APB's profitability is moderate. Annualised pre-impairment profit was equal to 6.9% of average loans, which is a decent buffer given asset quality risks. In 1H16, the bank created small reserves equal to 2% of average loans (59% of pre-impairment profit), resulting in moderate net income of RUB1bn (12.7% return on average equity).
Due to negative news around M2M APB faces the risk of outflows. Positively, APB has accumulated a significant liquidity cushion, which, net of potential debt repayments due within 12 months, covered 28% of customer funds as of 10 November 2016.
IDRS, VRS, NATIONAL LONG-TERM RATINGS OF SKB, UTB AND APB
Rating upside for SKB and UTB is limited, although gradual improvement of asset quality metrics resulting in sustainably profitable performance and a strengthening of capital could be positive, and in UTB's case could result in a revision of the Outlook to Stable. Conversely, deterioration in asset quality leading to capital erosion may result in negative rating actions.
Fitch plans to resolve the RWN on APB's ratings upon resolution of the issues around M2M. A materialisation of contagion risks from M2M resulting in a capital shortfall or a liquidity squeeze at APB would likely lead to a downgrade. A downgrade may also follow a further material increase of related-party exposures or greater regulatory risks in respect of existing exposures.
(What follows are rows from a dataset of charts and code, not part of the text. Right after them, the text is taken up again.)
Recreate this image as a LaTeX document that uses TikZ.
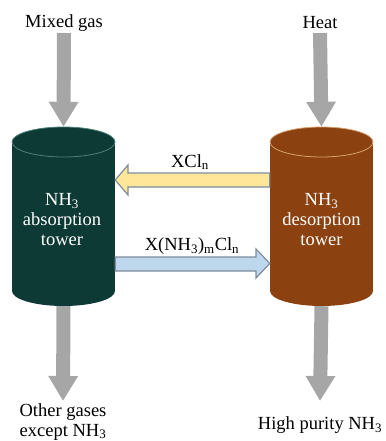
\documentclass[tikz,border=0pt]{standalone}
\usepackage{fontspec}
\setmainfont{Liberation Serif}
\usetikzlibrary{arrows.meta,calc}
\definecolor{tealdark}{HTML}{0E3A35}
\definecolor{tealedge}{HTML}{4F7F78}
\definecolor{brownt}{HTML}{8B4210}
\definecolor{brownedge}{HTML}{D8A070}
\definecolor{arrowgray}{HTML}{A6A6A6}
\definecolor{yelfill}{HTML}{FFE699}
\definecolor{bluefill}{HTML}{BDD7EE}
\definecolor{bordergray}{HTML}{7F8C99}
\begin{document}
\begin{tikzpicture}[x=1pt,y=-1pt,
  lbl/.style={font=\fontsize{18.5}{20}\selectfont, align=center, inner sep=0pt},
  towerbox/.style={minimum width=103pt, minimum height=179pt, inner sep=0pt, draw=none},
  towertext/.style={font=\fontsize{18.5}{20}\selectfont, align=center, text=white, inner sep=0pt},
  grayarrow/.style={draw=arrowgray, line width=14pt, -{Triangle[length=25pt,width=28pt]}},
  yarrow/.style={fill=yelfill, draw=bordergray, line width=1.2pt, line join=miter},
  barrow/.style={fill=bluefill, draw=bordergray, line width=1.2pt, line join=miter}
]
\useasboundingbox (0,0) rectangle (385,441);
% tower nodes (bounding boxes)
\node[towerbox] (abs) at (63.5,216.5) {};
\node[towerbox] (des) at (321.5,216.5) {};
% left cylinder
\fill[tealdark] (12,142) rectangle (115,291);
\fill[tealdark] (63.5,291) ellipse [x radius=51.5pt, y radius=15pt];
\filldraw[fill=tealdark, draw=tealedge, line width=0.8pt] (63.5,142) ellipse [x radius=51.5pt, y radius=15pt];
% right cylinder
\fill[brownt] (270,142) rectangle (373,291);
\fill[brownt] (321.5,291) ellipse [x radius=51.5pt, y radius=15pt];
\filldraw[fill=brownt, draw=brownedge, line width=0.8pt] (321.5,142) ellipse [x radius=51.5pt, y radius=15pt];
% tower texts
\node[towertext] (abslbl) at (62,220) {NH\textsubscript{3}\\absorption\\tower};
\node[towertext] (deslbl) at (321.5,220) {NH\textsubscript{3}\\desorption\\tower};
% input / output labels
\node[lbl] (mixed) at (64,23) {Mixed gas};
\node[lbl] (heat) at (320,23) {Heat};
\node[lbl, anchor=south] (others) at (63,440.5) {Other gases\\except NH\textsubscript{3}};
\node[lbl] (pure) at (320,425) {High purity NH\textsubscript{3}};
% gray arrows
\draw[grayarrow] (mixed.south |- 0,33) -- (abs.north);
\draw[grayarrow] (heat.south |- 0,33) -- (des.north);
\draw[grayarrow] (abs.south) -- (others.north |- 0,401);
\draw[grayarrow] (des.south) -- (pure.north |- 0,401);
% XCln arrow (to the left)
\draw[yarrow] (abs.east |- 0,180) -- (128,165) -- (128,173) -- (des.west |- 0,173)
  -- (des.west |- 0,187) -- (128,187) -- (128,195) -- cycle;
\node[lbl] (xcl) at (190,162) {XCl\textsubscript{n}};
% X(NH3)mCln arrow (to the right)
\draw[barrow] (abs.east |- 0,257) -- (256,257) -- (256,249) -- (des.west |- 0,263.5)
  -- (256,278) -- (256,271) -- (abs.east |- 0,271) -- cycle;
\node[lbl] (xnh) at (192,246) {X(NH\textsubscript{3})\textsubscript{m}Cl\textsubscript{n}};
\end{tikzpicture}
\end{document}
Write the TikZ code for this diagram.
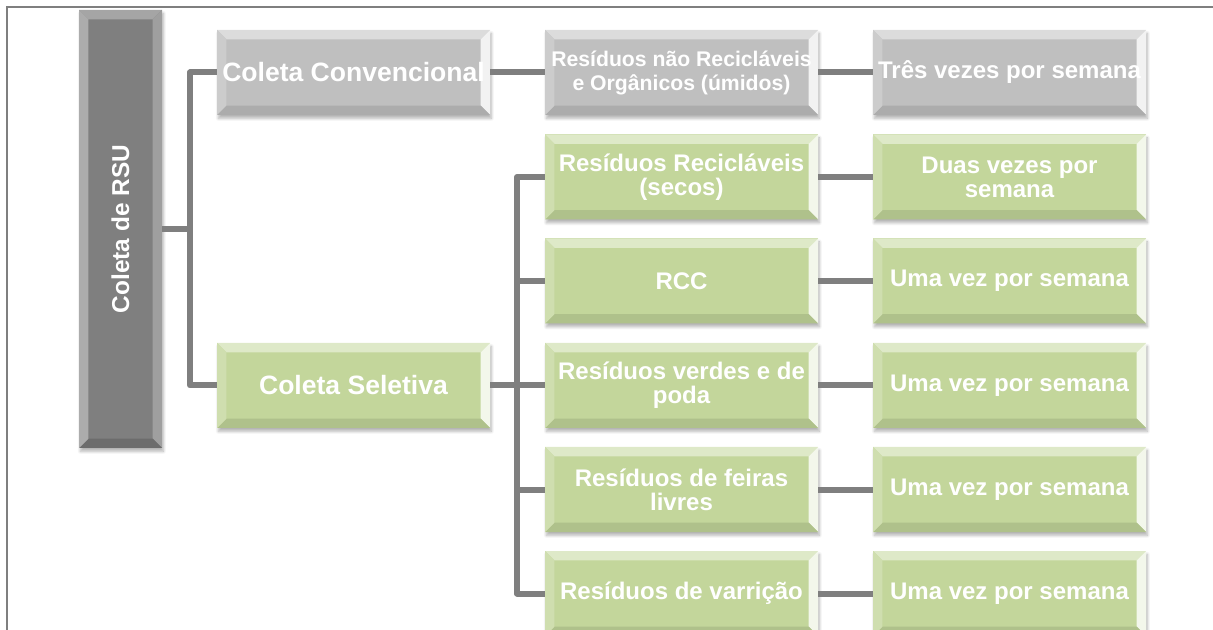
\documentclass[tikz,border=0pt]{standalone}
\usepackage{fontspec}
\setmainfont{Liberation Sans}
\usetikzlibrary{shadows.blur}
\definecolor{rsugray}{HTML}{7F7F7F}
\definecolor{convgray}{HTML}{BFBFBF}
\definecolor{selgreen}{HTML}{C3D69B}
\begin{document}
\begin{tikzpicture}
  [x=0.75pt,y=-0.75pt,
   conn/.style={draw=rsugray,line width=4.5pt,line join=round},
   bevel/.style n args={4}{path picture={
     \coordinate (bsw) at (path picture bounding box.south west);
     \coordinate (bne) at (path picture bounding box.north east);
     \fill[#1] (bne -| bsw) -- (bne) -- ([shift={(-7pt,-7pt)}]bne) -- ([shift={(7pt,-7pt)}]bne -| bsw) -- cycle;
     \fill[#2] (bne) -- (bsw -| bne) -- ([shift={(-7pt,7pt)}]bsw -| bne) -- ([shift={(-7pt,-7pt)}]bne) -- cycle;
     \fill[#3] (bsw -| bne) -- (bsw) -- ([shift={(7pt,7pt)}]bsw) -- ([shift={(-7pt,7pt)}]bsw -| bne) -- cycle;
     \fill[#4] (bsw) -- (bne -| bsw) -- ([shift={(7pt,-7pt)}]bne -| bsw) -- ([shift={(7pt,7pt)}]bsw) -- cycle;}},
   box/.style={rectangle,minimum width=204.75pt,minimum height=63.75pt,inner sep=0pt,
     align=center,text=white,font=\bfseries\fontsize{18}{18}\selectfont,
     blur shadow={shadow xshift=1pt,shadow yshift=-2.5pt,shadow blur steps=8,shadow opacity=30}},
   graybox/.style={box,fill=convgray,bevel={convgray!55!white}{convgray!20!white}{convgray!90!black}{convgray!80!white}},
   greenbox/.style={box,fill=selgreen,bevel={selgreen!55!white}{selgreen!20!white}{selgreen!90!black}{selgreen!80!white}},
   rootbox/.style={box,fill=rsugray,minimum width=62.25pt,minimum height=328.5pt,
     bevel={rsugray!70!white}{rsugray!75!white}{rsugray!85!black}{rsugray!65!white}}]

  \useasboundingbox (0,0) rectangle (1213,630);
  \draw[rsugray,line width=1.1pt] (7,630) -- (7,7) -- (1213,7);

  \node[rootbox] (rsu) at (120.5,229) {};
  \node[rotate=90,text=white,font=\bfseries\fontsize{18.3}{20}\selectfont] (rsutxt) at (rsu) {Coleta de RSU};

  \node[graybox,font=\bfseries\fontsize{19.9}{22}\selectfont] (conv) at (353.5,72.5) {Coleta Convencional};
  \node[greenbox,font=\bfseries\fontsize{19.9}{22}\selectfont] (selet) at (353.5,385.5) {Coleta Seletiva};

  \node[graybox,font=\bfseries\fontsize{15.9}{18}\selectfont] (c1) at (681.5,72.5) {Resíduos não Recicláveis\\e Orgânicos (úmidos)};
  \node[greenbox] (c2) at (681.5,177) {Resíduos Recicláveis\\(secos)};
  \node[greenbox] (c3) at (681.5,281) {RCC};
  \node[greenbox] (c4) at (681.5,385.5) {Resíduos verdes e de\\poda};
  \node[greenbox] (c5) at (681.5,489.5) {Resíduos de feiras\\livres};
  \node[greenbox] (c6) at (681.5,593.5) {Resíduos de varrição};

  \node[graybox] (f1) at (1009.5,72.5) {Três vezes por semana};
  \node[greenbox] (f2) at (1009.5,177) {Duas vezes por\\semana};
  \node[greenbox] (f3) at (1009.5,281) {Uma vez por semana};
  \node[greenbox] (f4) at (1009.5,385.5) {Uma vez por semana};
  \node[greenbox] (f5) at (1009.5,489.5) {Uma vez por semana};
  \node[greenbox] (f6) at (1009.5,593.5) {Uma vez por semana};

  \coordinate (j1) at (190,229);
  \coordinate (j2) at (517,385.5);

  \draw[conn] (rsu.east) -- (j1);
  \draw[conn] (conv.west) -| (j1) |- (selet.west);
  \draw[conn] (conv.east) -- (c1.west);
  \draw[conn] (selet.east) -- (j2);
  \foreach \to in {c2,c3,c4,c5,c6}
    \draw[conn] (j2) |- (\to.west);

  \foreach \from/\to in {c1/f1,c2/f2,c3/f3,c4/f4,c5/f5,c6/f6}
    \draw[conn] (\from.east) -- (\to.west);

\end{tikzpicture}
\end{document}
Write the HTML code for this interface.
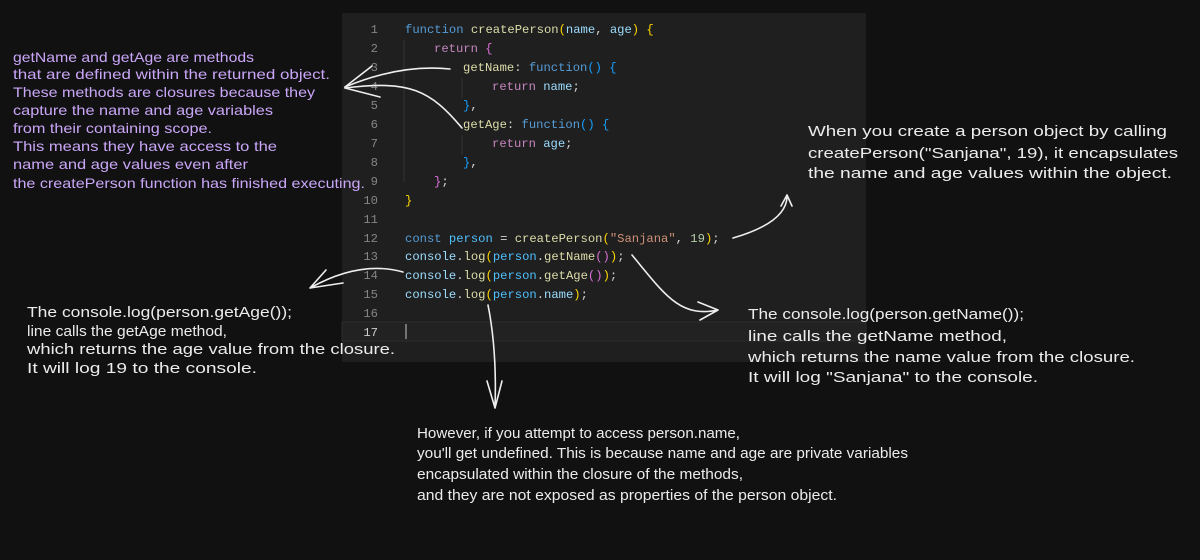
<!DOCTYPE html>
<html><head><meta charset="utf-8"><style>
html,body{margin:0;padding:0;background:#111111;}
svg{display:block;}
.c{font-family:"Liberation Mono",monospace;font-size:12.2px;}
.h{font-family:"Liberation Sans",sans-serif;font-size:14px;}
</style></head><body>
<svg width="1200" height="560" viewBox="0 0 1200 560" xmlns="http://www.w3.org/2000/svg">
<rect width="1200" height="560" fill="#111111"/>
<rect x="342" y="13" width="524" height="349" fill="#1f1f1f"/>
<rect x="342" y="322" width="524" height="19" fill="#222222" stroke="#2c2c2c" stroke-width="1"/>
<!-- indent guides -->
<line x1="404" y1="40" x2="404" y2="182" stroke="#333" />
<line x1="462" y1="78" x2="462" y2="98" stroke="#333" />
<line x1="462" y1="135" x2="462" y2="155" stroke="#333" />
<line x1="406" y1="324" x2="406" y2="339" stroke="#aaa" stroke-width="1.2"/>
<g class="c" fill="#858585" text-anchor="end">
<text x="378" y="33">1</text><text x="378" y="52">2</text><text x="378" y="71">3</text><text x="378" y="90">4</text><text x="378" y="109">5</text><text x="378" y="128">6</text><text x="378" y="147">7</text><text x="378" y="166">8</text><text x="378" y="185">9</text><text x="378" y="204">10</text><text x="378" y="223">11</text><text x="378" y="242">12</text><text x="378" y="260">13</text><text x="378" y="279">14</text><text x="378" y="298">15</text><text x="378" y="317">16</text><text x="378" y="336" fill="#cccccc">17</text>
</g>
<g class="c" xml:space="preserve">
<text x="405" y="33"><tspan fill="#569cd6">function</tspan><tspan fill="#dcdcaa"> createPerson</tspan><tspan fill="#ffd700">(</tspan><tspan fill="#9cdcfe">name</tspan><tspan fill="#d4d4d4">, </tspan><tspan fill="#9cdcfe">age</tspan><tspan fill="#ffd700">) {</tspan></text>
<text x="434" y="52"><tspan fill="#c586c0">return</tspan><tspan fill="#da70d6"> {</tspan></text>
<text x="463" y="71"><tspan fill="#dcdcaa">getName</tspan><tspan fill="#d4d4d4">: </tspan><tspan fill="#569cd6">function</tspan><tspan fill="#179fff">() {</tspan></text>
<text x="492" y="90"><tspan fill="#c586c0">return</tspan><tspan fill="#9cdcfe"> name</tspan><tspan fill="#d4d4d4">;</tspan></text>
<text x="463" y="109"><tspan fill="#179fff">}</tspan><tspan fill="#d4d4d4">,</tspan></text>
<text x="463" y="128"><tspan fill="#dcdcaa">getAge</tspan><tspan fill="#d4d4d4">: </tspan><tspan fill="#569cd6">function</tspan><tspan fill="#179fff">() {</tspan></text>
<text x="492" y="147"><tspan fill="#c586c0">return</tspan><tspan fill="#9cdcfe"> age</tspan><tspan fill="#d4d4d4">;</tspan></text>
<text x="463" y="166"><tspan fill="#179fff">}</tspan><tspan fill="#d4d4d4">,</tspan></text>
<text x="434" y="185"><tspan fill="#da70d6">}</tspan><tspan fill="#d4d4d4">;</tspan></text>
<text x="405" y="204" fill="#ffd700">}</text>
<text x="405" y="242"><tspan fill="#569cd6">const</tspan><tspan fill="#4fc1ff"> person</tspan><tspan fill="#d4d4d4"> = </tspan><tspan fill="#dcdcaa">createPerson</tspan><tspan fill="#ffd700">(</tspan><tspan fill="#ce9178">"Sanjana"</tspan><tspan fill="#d4d4d4">, </tspan><tspan fill="#b5cea8">19</tspan><tspan fill="#ffd700">)</tspan><tspan fill="#d4d4d4">;</tspan></text>
<text x="405" y="260"><tspan fill="#9cdcfe">console</tspan><tspan fill="#d4d4d4">.</tspan><tspan fill="#dcdcaa">log</tspan><tspan fill="#ffd700">(</tspan><tspan fill="#4fc1ff">person</tspan><tspan fill="#d4d4d4">.</tspan><tspan fill="#dcdcaa">getName</tspan><tspan fill="#da70d6">()</tspan><tspan fill="#ffd700">)</tspan><tspan fill="#d4d4d4">;</tspan></text>
<text x="405" y="279"><tspan fill="#9cdcfe">console</tspan><tspan fill="#d4d4d4">.</tspan><tspan fill="#dcdcaa">log</tspan><tspan fill="#ffd700">(</tspan><tspan fill="#4fc1ff">person</tspan><tspan fill="#d4d4d4">.</tspan><tspan fill="#dcdcaa">getAge</tspan><tspan fill="#da70d6">()</tspan><tspan fill="#ffd700">)</tspan><tspan fill="#d4d4d4">;</tspan></text>
<text x="405" y="298"><tspan fill="#9cdcfe">console</tspan><tspan fill="#d4d4d4">.</tspan><tspan fill="#dcdcaa">log</tspan><tspan fill="#ffd700">(</tspan><tspan fill="#4fc1ff">person</tspan><tspan fill="#d4d4d4">.</tspan><tspan fill="#9cdcfe">name</tspan><tspan fill="#ffd700">)</tspan><tspan fill="#d4d4d4">;</tspan></text>
</g>
<!-- left purple text -->
<g class="h" fill="#c9a6f7" lengthAdjust="spacingAndGlyphs">
<text x="13" y="62" textLength="241" lengthAdjust="spacingAndGlyphs">getName and getAge are methods</text>
<text x="13" y="79" textLength="317" lengthAdjust="spacingAndGlyphs">that are defined within the returned object.</text>
<text x="13" y="97" textLength="302" lengthAdjust="spacingAndGlyphs">These methods are closures because they</text>
<text x="13" y="115" textLength="260" lengthAdjust="spacingAndGlyphs">capture the name and age variables</text>
<text x="13" y="133" textLength="199" lengthAdjust="spacingAndGlyphs">from their containing scope.</text>
<text x="13" y="151" textLength="264" lengthAdjust="spacingAndGlyphs">This means they have access to the</text>
<text x="13" y="169" textLength="235" lengthAdjust="spacingAndGlyphs">name and age values even after</text>
<text x="13" y="188" textLength="352" lengthAdjust="spacingAndGlyphs">the createPerson function has finished executing.</text>
</g>
<g class="h" fill="#ececec" style="font-size:15px">
<text x="27" y="317" textLength="265" lengthAdjust="spacingAndGlyphs">The console.log(person.getAge());</text>
<text x="27" y="336" textLength="200" lengthAdjust="spacingAndGlyphs">line calls the getAge method,</text>
<text x="27" y="354" textLength="368" lengthAdjust="spacingAndGlyphs">which returns the age value from the closure.</text>
<text x="27" y="373" textLength="230" lengthAdjust="spacingAndGlyphs">It will log 19 to the console.</text>

<text x="808" y="136" textLength="359" lengthAdjust="spacingAndGlyphs">When you create a person object by calling</text>
<text x="808" y="158" textLength="370" lengthAdjust="spacingAndGlyphs">createPerson("Sanjana", 19), it encapsulates</text>
<text x="808" y="178" textLength="364" lengthAdjust="spacingAndGlyphs">the name and age values within the object.</text>

<text x="748" y="319" textLength="276" lengthAdjust="spacingAndGlyphs">The console.log(person.getName());</text>
<text x="748" y="341" textLength="259" lengthAdjust="spacingAndGlyphs">line calls the getName method,</text>
<text x="748" y="362" textLength="387" lengthAdjust="spacingAndGlyphs">which returns the name value from the closure.</text>
<text x="748" y="382" textLength="290" lengthAdjust="spacingAndGlyphs">It will log "Sanjana" to the console.</text>

<text x="417" y="438" textLength="323" lengthAdjust="spacingAndGlyphs">However, if you attempt to access person.name,</text>
<text x="417" y="458" textLength="491" lengthAdjust="spacingAndGlyphs">you'll get undefined. This is because name and age are private variables</text>
<text x="417" y="479" textLength="326" lengthAdjust="spacingAndGlyphs">encapsulated within the closure of the methods,</text>
<text x="417" y="500" textLength="420" lengthAdjust="spacingAndGlyphs">and they are not exposed as properties of the person object.</text>
</g>
<!-- arrows -->
<g fill="none" stroke="#eeeeee" stroke-width="1.6" stroke-linecap="round">
<path d="M450,69 Q400,64 345,87"/>
<path d="M462,128 C430,90 410,80 345,88"/>
<path d="M345,87 L372,66 M345,88 L380,97"/>
<path d="M733,238 Q788,222 787,195 M787,195 L781,206 M787,195 L792,206"/>
<path d="M632,255 C665,295 680,318 718,310 M718,310 L698,302 M718,310 L700,320"/>
<path d="M403,272 Q360,260 310,288 M310,288 L326,270 M310,288 L343,283"/>
<path d="M488,305 Q497,350 495,408 M495,408 L487,381 M495,408 L502,381"/>
</g>
</svg>
</body></html>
If the issues around M2M are resolved without a material weakening of APB's capital or significant liquidity stress, the ratings will likely be affirmed at their current levels. An upgrade of the ratings would require a significant reduction of related-party risks or a strengthening of capitalisaiton.
ALL BANKS' SUPPORT RATINGS AND SUPPORT RATING FLOORS
The '5' Support Ratings and 'No Floor' Support Rating Floors of the four banks reflect their small size and limited franchises, making extraordinary capital support from the state, in case of need, less likely. In Fitch's view, support from the banks' private shareholders also cannot be relied upon. An upgrade of these ratings is unlikely in the foreseeable future, although acquisition by a stronger owner could lead to an upgrade of a bank's Support Rating.